In Bacillus subtilis, general stress proteins (Gsps) are induced in response to different stresses (heat, salt, or ethanol) or after nutrient starvation. The majority of the genes for the Gsps are organized in a very large stationary-phase or stress regulon which is controlled by alternative sigma factor sigma B. The most striking spots on Coomassie-stained two-dimensional gels belong to GsiB and GspA, which are synthesized at extremely high levels in response to different stresses.
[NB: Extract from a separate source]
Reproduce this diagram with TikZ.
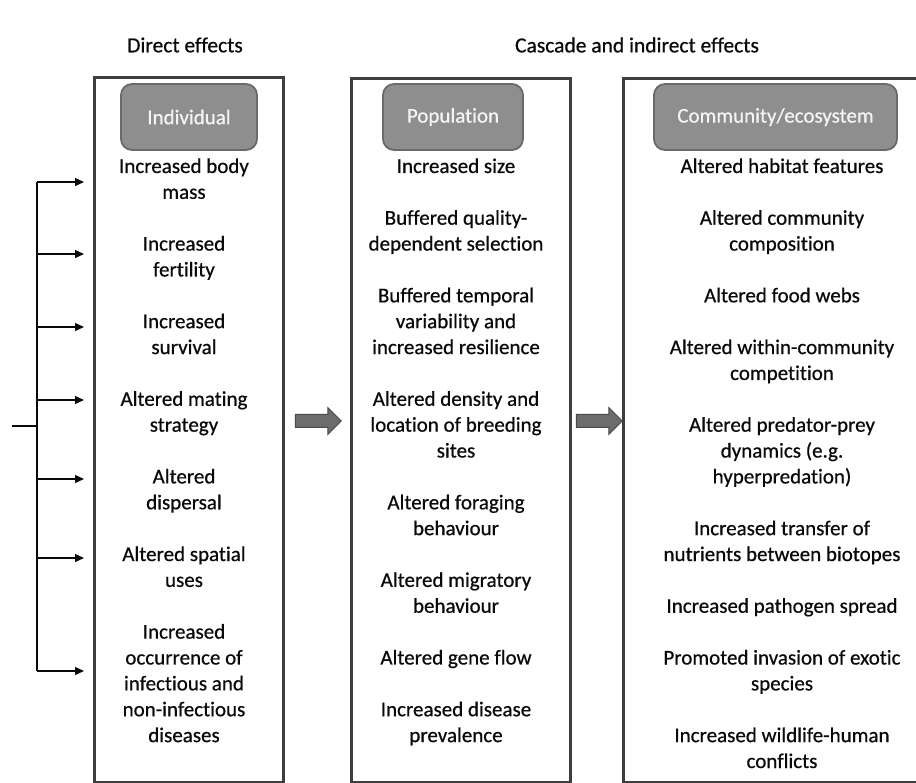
\documentclass[tikz,border=0pt]{standalone}
\usepackage{fontspec}
\setmainfont{Carlito}[RawFeature={-liga;-clig;-calt;-dlig},FakeBold=0.6]
\usetikzlibrary{shapes.arrows,arrows.meta}
\definecolor{boxline}{HTML}{3E3E3E}
\definecolor{hdrfill}{HTML}{8E8E8E}
\definecolor{hdrline}{HTML}{6A6A6A}
\definecolor{hdrtext}{HTML}{F4F4F4}
\definecolor{arrfill}{HTML}{6C6C6C}
\definecolor{arrline}{HTML}{4A4A4A}
\definecolor{ink}{HTML}{0A0A0A}
\begin{document}
\begin{tikzpicture}[x=1pt,y=-1pt,
  colbox/.style={draw=boxline,line width=2.8pt,rectangle,inner sep=0pt,anchor=north west},
  hdr/.style={draw=hdrline,fill=hdrfill,line width=1.8pt,rounded corners=11pt,inner sep=0pt,
    text=hdrtext,font=\fontsize{21}{25.87}\selectfont},
  coltext/.style={align=center,anchor=base,inner sep=0pt,text=ink,font=\fontsize{21}{25.87}\selectfont},
  title/.style={text=ink,font=\fontsize{21.5}{26}\selectfont,inner sep=0pt},
  blockarrow/.style={single arrow,draw=arrline,fill=arrfill,line width=1pt,
    minimum height=46pt,minimum width=26pt,inner sep=6pt,single arrow head extend=7pt},
  conn/.style={draw=ink,line width=1.4pt},
  connarrow/.style={conn,-{Triangle[length=9pt,width=8pt]}}]
\useasboundingbox (0,0) rectangle (916,783);
\clip (0,0) rectangle (916,783);
\fill[white] (0,0) rectangle (916,783);

% titles
\node[title] (t1) at (185,45) {Direct effects};
\node[title] (t2) at (637,45) {Cascade and indirect effects};

% column boxes
\node[colbox,minimum width=189pt,minimum height=705pt] (b1) at (93,76) {};
\node[colbox,minimum width=219pt,minimum height=704pt] (b2) at (350,77) {};
\node[colbox,minimum width=320pt,minimum height=704pt] (b3) at (622,77) {};

% header labels
\node[hdr,minimum width=136pt,minimum height=66pt] (h1) at (189,117) {Individual};
\node[hdr,minimum width=140pt,minimum height=66pt] (h2) at (453,117) {Population};
\node[hdr,minimum width=243pt,minimum height=66pt] (h3) at (775.5,117) {Community/ecosystem};

% column texts (anchor base = baseline of the last line)
\node[coltext] (c1) at (184,742.1) {Increased body\\mass\\~\\Increased\\fertility\\~\\Increased\\survival\\~\\Altered mating\\strategy\\~\\Altered\\dispersal\\~\\Altered spatial\\uses\\~\\Increased\\occurrence of\\infectious and\\non-infectious\\diseases};
\node[coltext] (c2) at (456,742.1) {Increased size\\~\\Buffered quality-\\dependent selection\\~\\Buffered temporal\\variability and\\increased resilience\\~\\Altered density and\\location of breeding\\sites\\~\\Altered foraging\\behaviour\\~\\Altered migratory\\behaviour\\~\\Altered gene flow\\~\\Increased disease\\prevalence};
\node[coltext] (c3) at (782,768.0) {Altered habitat features\\~\\Altered community\\composition\\~\\Altered food webs\\~\\Altered within-community\\competition\\~\\Altered predator-prey\\dynamics (e.g.\\hyperpredation)\\~\\Increased transfer of\\nutrients between biotopes\\~\\Increased pathogen spread\\~\\Promoted invasion of exotic\\species\\~\\Increased wildlife-human\\conflicts};

% block arrows between columns
\node[blockarrow] (ar1) at (315,421) {};
\node[blockarrow] (ar2) at (596,421) {};

% left connector tree
\coordinate (src) at (12,426);
\coordinate (jn) at (37,426);
\coordinate (top) at (37,182);
\coordinate (bot) at (37,671);
\draw[conn] (src) -- (jn);
\draw[conn] (top) -- (bot);
\foreach \yy [count=\i] in {182,254,327,400,479,558,671}{
  \coordinate (s\i) at (37,\yy);
  \coordinate (e\i) at (84,\yy);
  \draw[connarrow] (s\i) -- (e\i);
}
\end{tikzpicture}
\end{document}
Therefore, we determined the N-terminal protein sequence of GspA, which exhibited total identity to a hypothetical 33.5-kDa protein of B. subtilis encoded by open reading frame 2 (ipa-12d) in the sacY-tyrS1 intergenic region. The GspA-encoding gene gspA and the upstream and downstream regions were cloned with the aid of the PCR technique. By primer extension experiments, one sigma B-dependent promoter immediately upstream of the coding region was identified. A putative factor-independent terminator closely followed the coding region. By Northern (RNA) blot analysis, a 0.95-kb transcript was detected which indicates a monocistronic transcriptional unit. The gspA mRNA was strongly induced by different stimuli like heat or salt stress and starvation for glucose. Analysis of RNA isolated from a sigma B deletion mutant revealed that the transcription of gspA is sigma B dependent. Insertional inactivation of the B. subtilis chromosomal gspA gene confirmed that the gspA gene is not essential for either vegetative growth or growth under the influence of different stresses. In gspA mutant cells, the level of flagellin was increased severalfold over that in wild-type cells.